= Low-temperature thermal desalination =

Water purification technique

Low-temperature thermal desalination (LTTD) is a desalination technique which takes advantage of the fact that water evaporates at lower temperatures at low pressures, even as low as ambient temperature. The system uses vacuum pumps to create a low pressure, low-temperature environment in which water evaporates even at a temperature difference of 8 C-change between two volumes of water. Cooling water is supplied from deep sea depths of as much as 600 m. This cold water is pumped through coils to condense the water vapor. The resulting condensate is purified water. It is often used in regions with limited freshwater resources and access to abundant seawater, particularly in coastal areas and island territories.

==Using waste heat==
The LTTD process may also take advantage of the temperature gradient available at thermal power plants, where large quantities of warm cooling water are discharged from the plant, reducing the energy input needed to create a temperature gradient. This technique of making use of waste heat is a form of cogeneration. The first documented application of this concept dates back to 1992, with the start-up and successful operation of a seawater distillation plant rated at 500 m^{3}/day (named "Low Temperature Flash", LTF) installed in Piombino power plant (Italy).

==History==
The principle of LTTD has been known for some time, originally stemming from ocean thermal energy conversion research. Some experiments were conducted in the U.S. and Japan to test low-temperature-driven desalination technology. In Japan, a spray flash evaporation system was developed by Saga University. In the U.S. state of Hawai'i, the Natural Energy Laboratory of Hawaii Authority tested an open-cycle OTEC plant with cogeneration of fresh water and electric energy, using a temperature difference of 20 C-change between surface water and water at a depth of around 500 m.

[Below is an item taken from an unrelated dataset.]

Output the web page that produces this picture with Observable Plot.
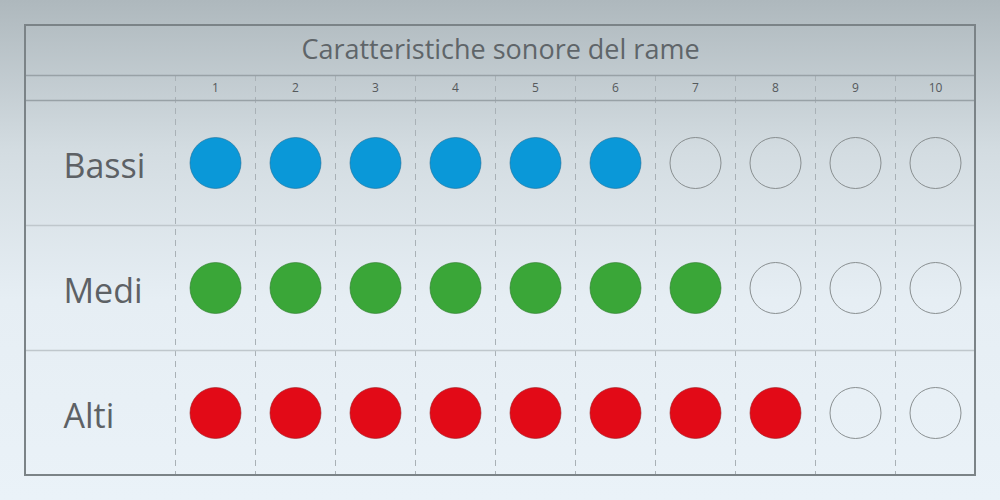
<!DOCTYPE html>
<html><head><meta charset="utf-8">
<script src="https://cdn.jsdelivr.net/npm/d3@7"></script>
<script src="https://cdn.jsdelivr.net/npm/@observablehq/plot@0.6"></script>
<style>
html,body{margin:0;padding:0;}
body{width:1000px;height:500px;overflow:hidden;}
</style>
</head><body>
<div id="chart"></div>
<script>
const title = "Caratteristiche sonore del rame";
const rows = ["Bassi", "Medi", "Alti"];
const scores = [6, 7, 8];
const colors = ["#0a98d8", "#3aa638", "#e20a17"];
const strokeColors = ["#1d6f99", "#2d7a2c", "#9c1a1f"];
const columns = ["1","2","3","4","5","6","7","8","9","10"];

const dots = [];
rows.forEach((r, i) => {
  columns.forEach((c, j) => {
    const k = j + 1;
    dots.push({row: i, col: k, filled: k <= scores[i], fill: colors[i], stroke: strokeColors[i]});
  });
});
const colIdx = columns.map((c, j) => j + 1);
const bounds = d3.range(0.5, columns.length, 1); // 0.5 .. 9.5
const rowBounds = [0.5, 1.5];

const plot = Plot.plot({
  width: 1000, height: 500,
  margin: 0,
  x: {domain: [-1.6875, 10.8125], range: [0, 1000], axis: null},
  y: {domain: [-1.3, 2.7], range: [0, 500], axis: null},
  style: {background: "linear-gradient(to bottom, #aeb8bd 0%, #d3dce1 30%, #e6eef4 60%, #eaf2f8 100%)", fontFamily: "'Open Sans', sans-serif"},
  marks: [
    Plot.ruleX(bounds, {x: d => d, y1: -0.7, y2: 2.5, stroke: "#a9b1b6", strokeWidth: 1, strokeDasharray: "6,5"}),
    Plot.ruleY([-0.7, -0.5], {y: d => d, x1: -1.375, x2: 10.5, stroke: "#98a1a6", strokeWidth: 1.5}),
    Plot.ruleY(rowBounds, {y: d => d, x1: -1.375, x2: 10.5, stroke: "#bfc7cc", strokeWidth: 1.5}),
    Plot.rect([{}], {x1: -1.375, x2: 10.5, y1: -1.1, y2: 2.5, fill: "none", stroke: "#7b8387", strokeWidth: 2}),
    Plot.text([title], {x: 4.5625, y: -0.905, text: d => d, fontSize: 27, fill: "#5f6569"}),
    Plot.text(columns, {x: (d, j) => colIdx[j], y: -0.6, text: d => d, fontSize: 12, fill: "#55595c"}),
    Plot.text(rows, {x: -0.9, y: (d, i) => i + 0.03, text: d => d, fontSize: 34, fill: "#5d6165", textAnchor: "start"}),
    Plot.dot(dots, {x: "col", y: "row", r: 25.5,
      fill: d => d.filled ? d.fill : "none",
      stroke: d => d.filled ? d.stroke : "#7f8486",
      strokeWidth: d => d.filled ? 0.6 : 0.9}),
  ]
});
document.getElementById("chart").appendChild(plot);
</script>
</body></html>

==Research in India and pilot plants==
LTTD was studied by India's National Institute of Ocean Technology (NIOT) from 2004. Their first LTTD plant was opened in 2005 at Kavaratti in the Lakshadweep islands. The plant's capacity is 100000 L/day, at a capital cost of ₹50 million (€922,000). The plant uses deep sea water at a temperature of 7 to 15 C. In 2007, NIOT opened an experimental floating LTTD plant off the coast of Chennai with a capacity of 1000000 L/day. A smaller plant was established in 2009 at the North Chennai Thermal Power Station (a coal-fired power plant) to test the concept using power plant cooling water.